Cadets from 198 Hinckley Squadron recently went down to DFTC Manston (formally RAF Manston) Home of military fire fighter training for the UK.
Cadets have not stayed at Manston for over 25 years so 24 very privileged cadets went through the gates of the World War Two station to get involved in the training process and do stuff cadets have never done before.
The activity that cadets reported as their personal favourite was the fire fighter training day, this was a day filled with different parts of the RAF fire fighter training process including finding casualties in houses, going through cages with breathing equipment on and putting out aviation fuel fires! Cadets put their strengths to the test against the powerful water hoses on board the RAF fire and rescue vehicles which took 2 cadets to man. Cadets were shown several displays of major incidents (such as air show crashes) by the Royal Air Force and the Dutch Royal Air Force. Cadets were amazed to see the immense power of the Dutch vehicles which apparently have nearly 1000 Bhp and 24Litre engines! But fire fighting was not all that was done, cadets were also educated about the dangerous effects of back draft and how fire fighters rescue people in various incidents. And all this in one day!

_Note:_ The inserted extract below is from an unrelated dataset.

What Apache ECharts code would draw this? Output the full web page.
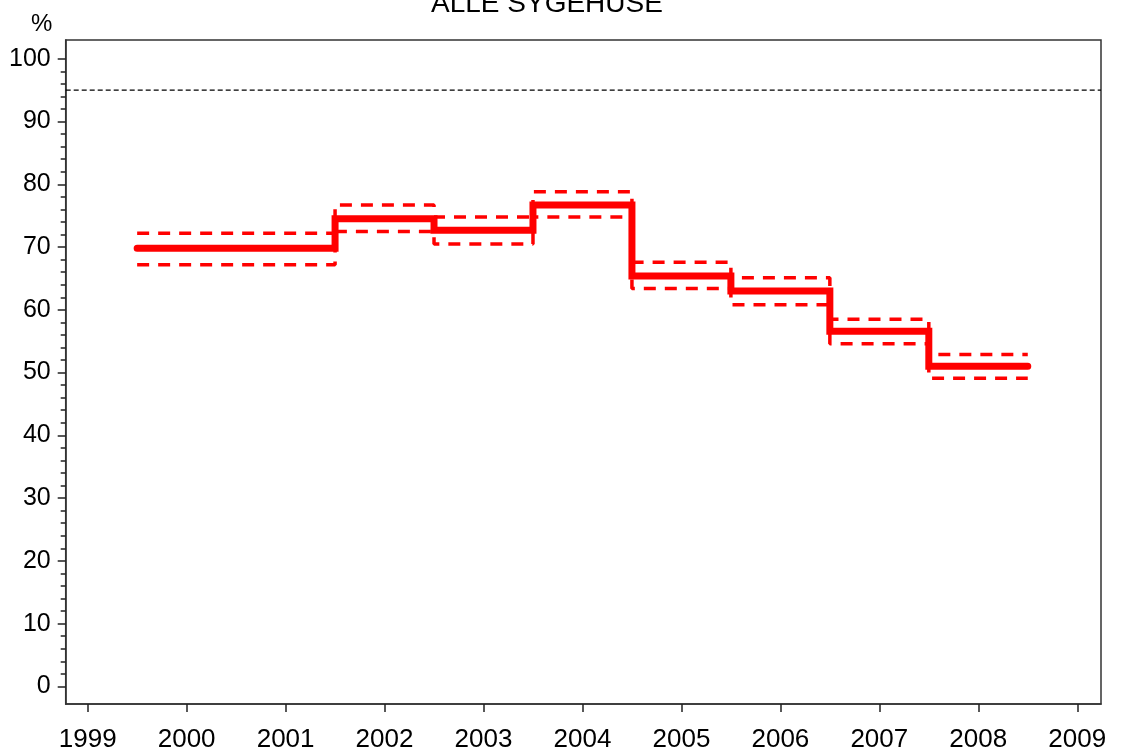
<!DOCTYPE html>
<html>
<head>
<meta charset="utf-8">
<script src="https://cdn.jsdelivr.net/npm/echarts@6/dist/echarts.min.js"></script>
<style>html,body{margin:0;padding:0;background:#fff;}#c{width:1122px;height:753px;}</style>
</head>
<body>
<div id="c"></div>
<script>
// Period boundaries (year axis) and per-period values (%)
const periodStart = [1999.5, 2001.5, 2002.5, 2003.5, 2004.5, 2005.5, 2006.5, 2007.5];
const periodEnd   = [2001.5, 2002.5, 2003.5, 2004.5, 2005.5, 2006.5, 2007.5, 2008.5];
const meanValues  = [69.8, 74.5, 72.7, 76.7, 65.4, 63.0, 56.6, 51.0];
const upperValues = [72.2, 76.7, 74.8, 78.8, 67.6, 65.1, 58.5, 52.9];
const lowerValues = [67.2, 72.5, 70.5, 74.8, 63.4, 60.8, 54.6, 49.1];
const targetLevel = 95;
const yearTicks  = [1999, 2000, 2001, 2002, 2003, 2004, 2005, 2006, 2007, 2008, 2009];
const yMajorTicks = [0, 10, 20, 30, 40, 50, 60, 70, 80, 90, 100];
const yMinorTicks = [2, 4, 6, 8, 12, 14, 16, 18, 22, 24, 26, 28, 32, 34, 36, 38, 42, 44, 46, 48,
                     52, 54, 56, 58, 62, 64, 66, 68, 72, 74, 76, 78, 82, 84, 86, 88, 92, 94, 96, 98];
const xRange = [1998.778, 2009.24];
const yRange = [-2.81, 103.0];
const titleText = 'ALLE SYGEHUSE';
const yUnit = '%';

function stepData(vals) {
  const out = [];
  for (let i = 0; i < vals.length; i++) {
    out.push([periodStart[i], vals[i]]);
    out.push([periodEnd[i], vals[i]]);
  }
  return out;
}

const FONT = '"Liberation Sans", Arial, sans-serif';
const RED = '#ff0000';
const AXC = '#222';

const chart = echarts.init(document.getElementById('c'), null, {renderer: 'canvas'});
chart.setOption({
  animation: false,
  backgroundColor: '#fff',
  title: [
    {text: titleText, left: 426, top: -15, textStyle: {fontFamily: FONT, fontSize: 28, fontWeight: 'normal', color: '#000'}},
    {text: yUnit, left: 26, top: 7, textStyle: {fontFamily: FONT, fontSize: 24, fontWeight: 'normal', color: '#000'}}
  ],
  grid: [
    {left: 65.7, right: 21, top: 40, bottom: 48, show: true, borderColor: '#333', borderWidth: 1.5, backgroundColor: 'transparent'}
  ],
  xAxis: [
    {type: 'value', min: xRange[0], max: xRange[1], position: 'bottom',
     splitLine: {show: false},
     axisLine: {show: true, onZero: false, lineStyle: {color: '#333', width: 1.5}},
     axisTick: {show: true, length: 8, customValues: yearTicks, lineStyle: {color: AXC, width: 1.5}},
     axisLabel: {fontFamily: FONT, fontSize: 26, color: '#000', margin: 23, customValues: yearTicks, formatter: v => String(v)}}
  ],
  yAxis: [
    {type: 'value', min: yRange[0], max: yRange[1], position: 'left',
     splitLine: {show: false},
     axisLine: {show: true, onZero: false, lineStyle: {color: '#333', width: 1.5}},
     axisTick: {show: true, length: 8, customValues: yMajorTicks, lineStyle: {color: AXC, width: 1.5}},
     axisLabel: {fontFamily: FONT, fontSize: 25, color: '#000', margin: 15, customValues: yMajorTicks}},
    {type: 'value', min: yRange[0], max: yRange[1], position: 'left', offset: 0,
     splitLine: {show: false},
     axisLine: {show: false, onZero: false},
     axisTick: {show: true, length: 5, customValues: yMinorTicks, lineStyle: {color: AXC, width: 1.5}},
     axisLabel: {show: false}}
  ],
  series: [
    {type: 'line', yAxisIndex: 0, data: [[xRange[0], targetLevel], [xRange[1], targetLevel]], symbol: 'none',
     lineStyle: {color: '#000', width: 1.2, type: [5, 3]}, silent: true},
    {type: 'line', yAxisIndex: 0, data: stepData(upperValues), symbol: 'none',
     lineStyle: {color: RED, width: 3.5, type: [12, 9]}},
    {type: 'line', yAxisIndex: 0, data: stepData(lowerValues), symbol: 'none',
     lineStyle: {color: RED, width: 3.5, type: [12, 9]}},
    {type: 'line', yAxisIndex: 0, data: stepData(meanValues), symbol: 'none',
     lineStyle: {color: RED, width: 7, cap: 'round', join: 'miter'}}
  ]
});
</script>
</body>
</html>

On other days cadets took part in a night exercise organised exceptionally well by the local Air cadet Squadron, visited the local Kent International Airport and witnessed up close a Boeing 747 land and taxi and helicopter take off as well as meeting some of the crew and equipment of the civilian airport fire and rescue service there. The Kent airport fire service took the cadets to their training ground which includes an old 747 which cadets were toured around. Visits to the Capel le Ferne Battle of Britain monument, a fun trip to a leisure centre which included wave pools and slides, various museums and a trip to the huge Dover Castle were also organised for them.
At Dover Castle the cadets were taken through World War Two tunnels and they learned about the uses for tunnels from World War Two to the end of the cold war. They then went further back in time and dined with the King of England.
This has been rated by many cadets as the best camp they have ever been on with staff and cadets agreeing the accommodation and food was second to none! It’s not every day cadets get their own kitchens and Freeview televisions at their disposal! Thank you to all Maston staff and ACO staff for the organising and let’s hope future camps can match the immense fun had by all!